As things stand, I was advised by the state that I must apply for a Disability Living Allowance, since without this I cannot register as blind which I must do before I can be considered for a guide dog. This allowance has just skyrocketed 65 pence per week. But my short career as a benefits scrounger will, as far as I can see, be terminated at the next Budget, when, if New Labour are still in, I shall be reassessed and, putatively, retrained to do a job more suited to my capacity or rather, as they say, ‘ability’, meaning the opposite.
Back to that word ‘functional’. Perhaps it is my Scottishness, but I can’t see a way of writing this book without wanting it to be of some use. The privilege, as I understood it, of being a novelist was to touch the imagination of others with one’s own and to establish a contact more real than many other forms of encounter. It was my task, I thought, to convey the truth of what it is to be alive, to feel, and to think, to catch both differentness and connection in narratives that shed light on the secret human heart. So, perhaps, this exercise that intimidates me, on account of its going so deeply against my grain, may touch your synapses with my own as I give some account of what it has been to have lived, to have felt and to have thought within my head before and since it closed down its main route to, and means of, interpreting the world, my eyes.
I shall affix this spoken earpiece to the coming, first, dark lens of my account that follows. I wrote it before I knew how blind I was to become. After the central chapter named ‘Bridge’, the words are again spoken not written with that last stub of sight I had.
But first a few compass bearings:
I have three children each with a different last name.
I have been married twice.
In one sense I still am.
My children have two fathers.
My name is Candia. It is not Candida. When I meet people, they often say, ‘Don’t you mean Candida?’ not even, ‘Do you mean Candida?’ My nickname, which is complicated for reasons that will become clear, is Claude. My name is not Claudia. It is Candia. Greek, not Latin.
I have called five people Mum, Mummy or Mama.
The Partition of India and Pakistan in 1947 contributed much to the splitting of my second marriage.
My second husband, Fram, lives with someone else.
Her name is Claudia.
Fram and Claudia live together with her twins, whom I love, and their father, Toby Buxton.

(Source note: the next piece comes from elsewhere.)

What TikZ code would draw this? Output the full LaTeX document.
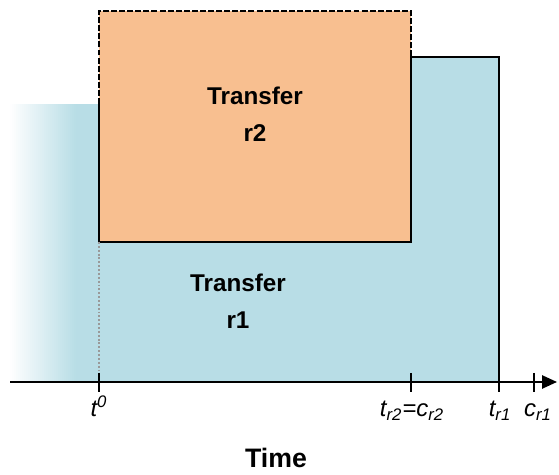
\documentclass[tikz,border=0pt]{standalone}
\usepackage{fontspec}
\setmainfont{Liberation Sans}
\usetikzlibrary{arrows.meta}
\definecolor{blue1}{RGB}{184,221,230}
\definecolor{orange1}{RGB}{248,191,144}
\begin{document}
\begin{tikzpicture}[x=0.02cm, y=-0.02cm,
		b/.style = {font=\fontsize{13.8}{21}\selectfont\bfseries, align=center, inner sep=0pt},
		l/.style = {font=\fontsize{13.6}{16}\selectfont\itshape, inner sep=0pt, anchor=base},
		e/.style = {line width=1.1pt, line join=miter},
		d/.style = {e, dash pattern=on 3.4pt off 1.2pt},
		g/.style = {draw=black!40, line width=1pt, dash pattern=on 1.1pt off 1.1pt},
		k/.style = {line width=1.1pt},
		a/.style = {-{Triangle[length=8.5pt, width=7.5pt]}, line width=1.1pt}
		]
		\useasboundingbox (0,0) rectangle (559,475);
		
		%Coordinates
		\coordinate	(ax0)	at	(10, 382);
		\coordinate	(ax1)	at	(557, 382);
		\coordinate	(o1)	at	(99, 11);
		\coordinate	(o2)	at	(411, 11);
		\coordinate	(o3)	at	(411, 242);
		\coordinate	(o4)	at	(99, 242);
		\coordinate	(p0)	at	(76, 104);
		\coordinate	(p1)	at	(99, 104);
		\coordinate	(p2)	at	(411, 57);
		\coordinate	(p3)	at	(499, 57);
		\coordinate	(p4)	at	(499, 382);
		
		%Areas
		\fill[blue1]	(p0)	rectangle	(411, 382);
		\fill[blue1]	(p2)	rectangle	(p4);
		\foreach \i [evaluate=\i as \p using 100*(\i+0.5)/33] in {0,...,32}
			\fill[blue1!\p!white]	({10+2*\i}, 104)	rectangle	({12.4+2*\i}, 382);
		\fill[orange1]	(o1)	rectangle	(o3);
		
		%Nodes
		\node[b]	(r2)	at	(255, 114)	{Transfer\\r2};
		\node[b]	(r1)	at	(238, 301)	{Transfer\\r1};
		
		\node[l]	(t0)	at	(99, 417)	{t\textsuperscript{0}};
		\node[l]	(tr2)	at	(412, 417)	{t\textsubscript{r2}=c\textsubscript{r2}};
		\node[l]	(tr1)	at	(500, 417)	{t\textsubscript{r1}};
		\node[l]	(cr1)	at	(538, 417)	{c\textsubscript{r1}};
		
		\node[font=\fontsize{15.2}{18}\selectfont\bfseries, inner sep=0pt, anchor=base]	(time)	at	(276, 468)	{Time};
		
		%Lines
		\draw[d]	(p1)	--	(o1)	--	(o2)	--	(p2);
		\draw[e]	(p1)	--	(o4)	--	(o3)	--	(p2)	--	(p3)	--	(p4);
		\draw[g]	(o4)	--	(99, 373);
		
		\draw[a]	(ax0)	--	(ax1);
		\foreach \x in {99, 411, 499, 534}
			\draw[k]	(\x, 373)	--	(\x, 392);
	\end{tikzpicture}
\end{document}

I love my two husbands’ two partners.
Among the words that make me most frustrated are ‘Candia McWilliam’s swallowed the dictionary’. I heard them first in the sandpit, where I had just said ‘avocado’. I was three. It strikes me now that the accuser must have done some pretty heavy swallowing too. The sneers recurred a lot in reviews of my stuff; what annoyed me was the implication that women had better stay within lexical limits.